Plum Chutney
My father-in-law has a plum tree which, along with the rest of his garden, has been lovingly tended for many years. Despite the fact that it is not huge, by any means, it does produce an inordinate mount of plums. You would swear he must have a secret plum orchard hidden away behind the greenhouse, but unless it is only accessible under a full moon when the clock strikes thirteen, I have to believe that they must all be coming from the single plant.
For as long as I have known Maggie, each year we have been loaded up with her mother’s plum jam, but not this one. With Maggie’s parents both well in to their eighties, it was of considerable concern to all when her mother fell over and broke her hip a couple of weeks back. “What - no plum jam this year then?” was everyone’s first thought.
So rather than receiving the plums in their cooked and sugared state, this year we have been given them raw and unprocessed. Personally I wouldn’t have a clue what to do with them, but fortunately Maggie is indeed her mother’s daughter and has immediately set about making vast quantities of plum chutney.
The work surfaces are overflowing with glass jars, the freezer is full to bursting, the children are complaining that they can’t reach their beds because of the crates of plums filling their rooms, yet Maggie still confessed to me this morning that there are more to come.

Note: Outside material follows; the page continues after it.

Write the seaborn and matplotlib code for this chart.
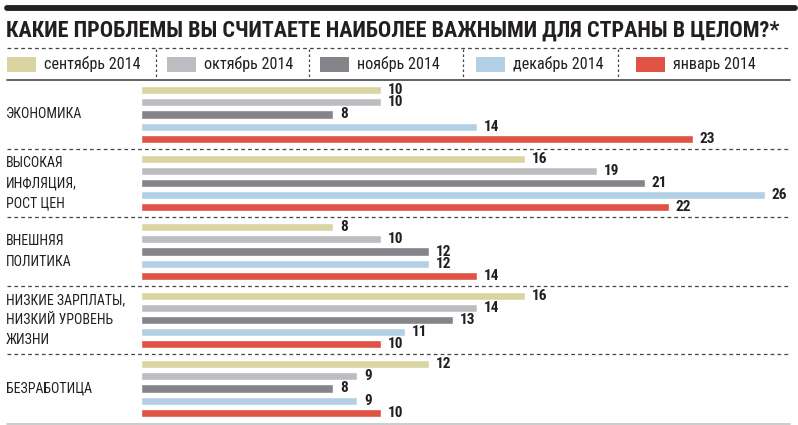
import matplotlib
matplotlib.use("Agg")
import matplotlib.pyplot as plt
import seaborn as sns
import pandas as pd
from matplotlib.lines import Line2D
from matplotlib.patches import Rectangle
from matplotlib.transforms import blended_transform_factory

title = "КАКИЕ ПРОБЛЕМЫ ВЫ СЧИТАЕТЕ НАИБОЛЕЕ ВАЖНЫМИ ДЛЯ СТРАНЫ В ЦЕЛОМ?*"
categories = ["ЭКОНОМИКА",
              "ВЫСОКАЯ\nИНФЛЯЦИЯ,\nРОСТ ЦЕН",
              "ВНЕШНЯЯ\nПОЛИТИКА",
              "НИЗКИЕ ЗАРПЛАТЫ,\nНИЗКИЙ УРОВЕНЬ\nЖИЗНИ",
              "БЕЗРАБОТИЦА"]
months = ["сентябрь 2014", "октябрь 2014", "ноябрь 2014", "декабрь 2014", "январь 2014"]
sep_vals = [10, 16, 8, 16, 12]
oct_vals = [10, 19, 10, 14, 9]
nov_vals = [8, 21, 12, 13, 8]
dec_vals = [14, 26, 12, 11, 9]
jan_vals = [23, 22, 14, 10, 10]
colors = ["#d9d4a2", "#bdbdc1", "#858589", "#b2d0e5", "#e05243"]

series = [sep_vals, oct_vals, nov_vals, dec_vals, jan_vals]
rows = []
for m, vals in zip(months, series):
    for c, v in zip(categories, vals):
        rows.append({"cat": c, "month": m, "val": v})
df = pd.DataFrame(rows)

sns.set_theme(style="white")
FONT = ["Roboto Condensed", "Liberation Sans Narrow", "Open Sans Condensed", "DejaVu Sans"]
plt.rcParams["font.family"] = FONT
plt.rcParams["font.stretch"] = "condensed"

W, H = 798, 425
fig = plt.figure(figsize=(W / 100, H / 100), dpi=100)

def fx(x):
    return x / W

def fy(y):
    return 1 - y / H

ax_left, ax_right, ax_top, ax_bot = 141, 790, 80.25, 422.75
ax = fig.add_axes([fx(ax_left), fy(ax_bot), fx(ax_right - ax_left), (ax_bot - ax_top) / H])
sns.barplot(data=df, y="cat", x="val", hue="month", orient="h",
            palette=colors, saturation=1, dodge=True, width=0.885, gap=0.34,
            legend=False, ax=ax, order=categories, hue_order=months)
ax.set_xlim(0, (ax_right - ax_left) / 24.0)
ax.set_ylim(4.5, -0.5)
ax.set_axis_off()

for cont in ax.containers:
    ax.bar_label(cont, padding=5, fontsize=11, fontweight="bold", color="#231f20",
                 fontstretch="condensed")

# category labels
tr = blended_transform_factory(fig.transFigure, ax.transData)
for i, c in enumerate(categories):
    ax.text(fx(6), i, c, transform=tr, ha="left", va="center", fontsize=10,
            color="#231f20", linespacing=1.55, fontstretch="condensed")

# separators between groups
for b in [0.5, 1.5, 2.5, 3.5]:
    fig.add_artist(Line2D([fx(7), fx(790)], [b, b], transform=tr, color="#444444",
                          lw=0.9, linestyle=(0, (3, 2.5)), clip_on=False))

# top thick line
fig.add_artist(Line2D([fx(7), fx(795)], [fy(8), fy(8)], color="#231f20", lw=4.2))
# title
fig.text(fx(6), fy(31), title, ha="left", va="center", fontsize=15.9,
         fontweight="bold", color="#231f20", fontstretch="condensed")
# dashed line under title
fig.add_artist(Line2D([fx(7), fx(790)], [fy(48), fy(48)], color="#444444",
                      lw=0.9, linestyle=(0, (3, 2.5))))
# legend
sw_x = [7, 167, 320, 476, 636]
for x0, m, col in zip(sw_x, months, colors):
    fig.add_artist(Rectangle((fx(x0), fy(72)), fx(29), 15 / H, color=col, lw=0))
    fig.text(fx(x0 + 37), fy(64.5), m, ha="left", va="center", fontsize=11.6,
             color="#231f20", fontstretch="condensed")
for xs in [156, 309, 463, 618]:
    fig.add_artist(Line2D([fx(xs), fx(xs)], [fy(49), fy(79)], color="#444444",
                          lw=0.9, linestyle=(0, (2, 2))))
# line under legend
fig.add_artist(Line2D([fx(7), fx(790)], [fy(79.5), fy(79.5)], color="#555555", lw=1.3))
# bottom line
fig.add_artist(Line2D([fx(7), fx(790)], [fy(424), fy(424)], color="#c8c8c8", lw=1.3))

fig.savefig("out.png", dpi=100)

On what initially appears to be an unrelated subject, stage one of The Tour of Britain Cycle Race comes to Castle Douglas today, completing the stretch that begins in Glasgow (http://www.tourofbritain.co.uk/the_race_stages/stage1.htm). However, the cyclists will be passing our house barely 100 metres from the finishing line. Apparently, as they ride through Dumfries on their way here they will also be cycling straight past the front door of my father-in-law. I’ll be waiting with baited breath to see if any of these athletes are asked to drop off a few bags of plums for us on their way.